[im] 3D kurzus

János Sugár sj at c3.hu
Tue Feb 23 12:47:31 CET 2016


>Last October, two artists entered the Neues Museum in Berlin,
>where they clandestinely scanned the bust of Queen Nefertiti,
>the state museum's prized gem. Three months later, they
>released the collected 3D dataset online as a torrent
>(http://nefertitihack.alloversky.com/NefertitiHack3D.torrent),
>providing completely free access under public domain to the one object
>in the museum's collection off-limits to photographers. Anyone may
>download and remix the information now; the artists themselves used it
>to create a 3D-printed, one-to-one polymer resin model they claim is
>the most precise replica of the bust ever made, with just micrometer
>variations.

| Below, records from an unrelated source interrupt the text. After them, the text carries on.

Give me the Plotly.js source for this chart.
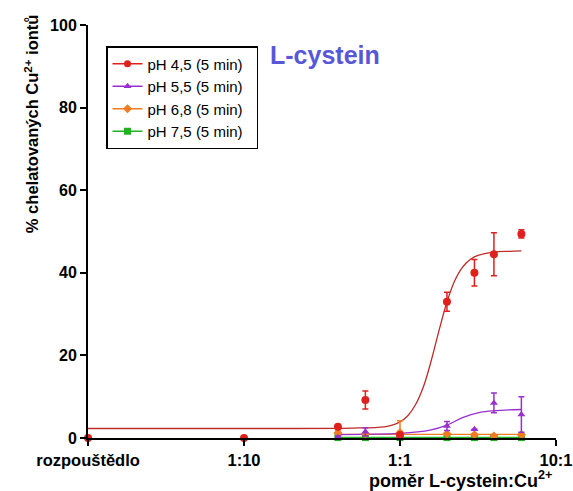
<!DOCTYPE html>
<html>
<head>
<meta charset="utf-8">
<script src="https://cdn.plot.ly/plotly-3.0.1.min.js"></script>
<style>html,body{margin:0;padding:0;background:#fff;}#chart{width:573px;height:491px;}</style>
</head>
<body>
<div id="chart"></div>
<script>
// x positions (ratio L-cystein:Cu2+); 0.01 = rozpouštědlo
var tickVals = [0.01, 0.1, 1, 10];
var tickLabels = ["rozpouštědlo", "1:10", "1:1", "10:1"];
var seriesNames = ["pH 4,5 (5 min)", "pH 5,5 (5 min)", "pH 6,8 (5 min)", "pH 7,5 (5 min)"];

// measured points
var xRed = [0.01, 0.1, 0.4, 0.6, 1, 2, 3, 4, 6];
var yRed = [0, 0, 2.7, 9.2, 0.7, 33.0, 40.0, 44.5, 49.4];
var eRed = [0, 0, 0, 2.2, 0, 2.3, 3.2, 5.2, 1.0];

var xPts = [0.4, 0.6, 1, 2, 3, 4, 6];
var yPurple = [0.2, 1.5, 0.5, 2.9, 2.1, 8.5, 5.7];
var ePurple = [0.3, 1.0, 0, 1.1, 0, 2.4, 4.3];
var yOrange = [1.2, 1.0, 1.3, 1.0, 0.8, 0.5, 0.8];
var eOrange = [0.5, 0, 2.9, 0, 0, 0, 0.4];
var yGreen = [0.1, 0.1, 0.1, 0.1, 0.1, 0.1, 0.1];
var eGreen = [0, 0, 0, 0, 0, 0, 0];

// fitted curves
var xFitRed = [0.01, 0.1, 0.5, 0.794, 0.891, 1, 1.122, 1.259, 1.413, 1.585, 1.778, 1.995, 2.239, 2.512, 2.818, 3.162, 3.981, 5.012, 6];
var yFitRed = [2.3, 2.3, 2.4, 2.7, 3.1, 3.9, 5.4, 8.1, 12.4, 18.7, 26.0, 32.8, 38.0, 41.3, 43.2, 44.2, 45.0, 45.2, 45.3];
var xFitPurple = [0.4, 0.6, 1, 1.56, 2, 2.54, 3.26, 4, 6];
var yFitPurple = [0.8, 0.9, 1.1, 1.9, 3.1, 5.0, 6.2, 6.6, 6.9];
var xFitOrange = [0.4, 6];
var yFitOrange = [0.9, 0.9];
var xFitGreen = [0.4, 6];
var yFitGreen = [0.15, 0.15];

var cRed = "#e0201b", cRedLine = "#bd2c28";
var cPurple = "#9a2fd0";
var cOrange = "#f07d22";
var cGreen = "#22b025";

function fit(x, y, col) {
  return {x: x, y: y, mode: "lines", line: {color: col, width: 1.3, shape: "spline"}, showlegend: false, hoverinfo: "skip"};
}
function pts(x, y, e, col, sym, sz) {
  return {x: x, y: y, mode: "markers", marker: {color: col, size: sz, symbol: sym},
    error_y: {type: "data", array: e, color: col, thickness: 1.5, width: 3},
    cliponaxis: false, showlegend: false};
}
function leg(name, col, sym) {
  return {x: [null], y: [null], name: name + "\u00a0\u00a0", mode: "lines+markers",
    line: {color: col, width: 1.5}, marker: {color: col, size: 7, symbol: sym}};
}

var data = [
  fit(xFitGreen, yFitGreen, cGreen),
  fit(xFitOrange, yFitOrange, cOrange),
  fit(xFitPurple, yFitPurple, cPurple),
  fit(xFitRed, yFitRed, cRedLine),
  pts(xPts, yGreen, eGreen, cGreen, "square", 7),
  pts(xPts, yOrange, eOrange, cOrange, "diamond", 7),
  pts(xPts, yPurple, ePurple, cPurple, "triangle-up", 7),
  pts(xRed, yRed, eRed, cRed, "circle", 8),
  leg(seriesNames[0], cRed, "circle"),
  leg(seriesNames[1], cPurple, "triangle-up"),
  leg(seriesNames[2], cOrange, "diamond"),
  leg(seriesNames[3], cGreen, "square")
];

var font = "Liberation Sans, Arial, sans-serif";
var layout = {
  width: 573, height: 491,
  margin: {l: 88, r: 17, t: 25, b: 53},
  paper_bgcolor: "#fff", plot_bgcolor: "#fff",
  font: {family: font, color: "#000"},
  xaxis: {
    type: "log", range: [-2, 1],
    tickvals: tickVals, ticktext: tickLabels,
    tickfont: {family: font, size: 16.5, color: "#000", weight: "bold"},
    ticks: "outside", ticklen: 6, tickwidth: 2, tickcolor: "#000",
    showline: true, linewidth: 2, linecolor: "#000",
    showgrid: false, zeroline: false
  },
  yaxis: {
    range: [0, 100], tickvals: [0, 20, 40, 60, 80, 100],
    tickfont: {family: font, size: 16, color: "#000", weight: "bold"},
    ticks: "outside", ticklen: 6, tickwidth: 2, tickcolor: "#000",
    showline: true, linewidth: 2, linecolor: "#000",
    showgrid: false, zeroline: false
  },
  showlegend: true,
  legend: {
    x: 0.0385, y: 0.949, xanchor: "left", yanchor: "top",
    bordercolor: "#000", borderwidth: 1.5, bgcolor: "#fff",
    font: {family: font, size: 15, color: "#000"},
    traceorder: "normal"
  },
  annotations: [
    {text: "L-cystein", xref: "paper", yref: "paper", x: 0.506, y: 0.928, xanchor: "center", yanchor: "middle",
     showarrow: false, font: {family: font, size: 25, color: "#5757d8", weight: "bold"}},
    {text: "poměr L-cystein:Cu<sup>2+</sup>", xref: "paper", yref: "paper", x: 0.795, y: 0, yshift: -41,
     xanchor: "center", yanchor: "middle", showarrow: false, font: {family: font, size: 18, color: "#000", weight: "bold"}},
    {text: "% chelatovaných Cu<sup>2+</sup> iontů", xref: "paper", yref: "paper", x: -0.12, y: 0.762,
     xanchor: "center", yanchor: "middle", textangle: -90, showarrow: false,
     font: {family: font, size: 16.5, color: "#000", weight: "bold"}}
  ]
};

Plotly.newPlot("chart", data, layout, {displayModeBar: false, staticPlot: true});
</script>
</body>
</html>
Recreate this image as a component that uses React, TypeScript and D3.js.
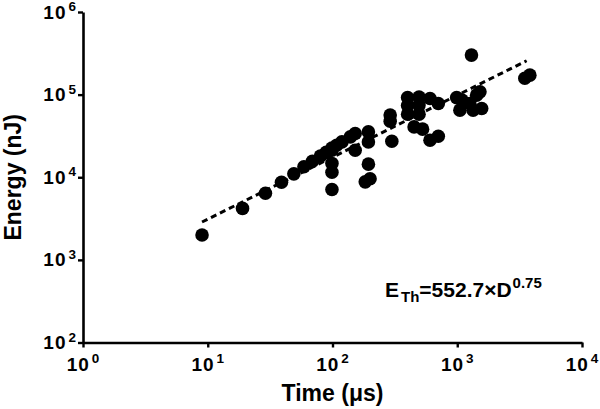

That bust now resides permanently in the American
>University of Cairo as a stand-in for the original, 3,300-year-old
>work that was removed from its country of origin shortly after its
>discovery in 1912 by German archaeologists in Amarna.
>
>The project, called "The Other Nefertiti," is the work of
>German-Iraqi artist Nora Al-Badri and German artist Jan Nikolai
>Nelles, who consider their actions an artistic intervention to make
>cultural objects publicly available to all. For years, Germany and
>Egypt have hotly disputed the rightful location of the stucco-coated,
>limestone Queen, with Egyptian officials claiming that she left the
>country illegally and demanding the Neues Museum return her. With this
>controversy of ownership in mind, Al-Badri and Nelles also want, more
>broadly, for museums to reassess their collections with a critical eye
>and consider how they present the narratives of objects from other
>cultures they own as a result of colonial histories.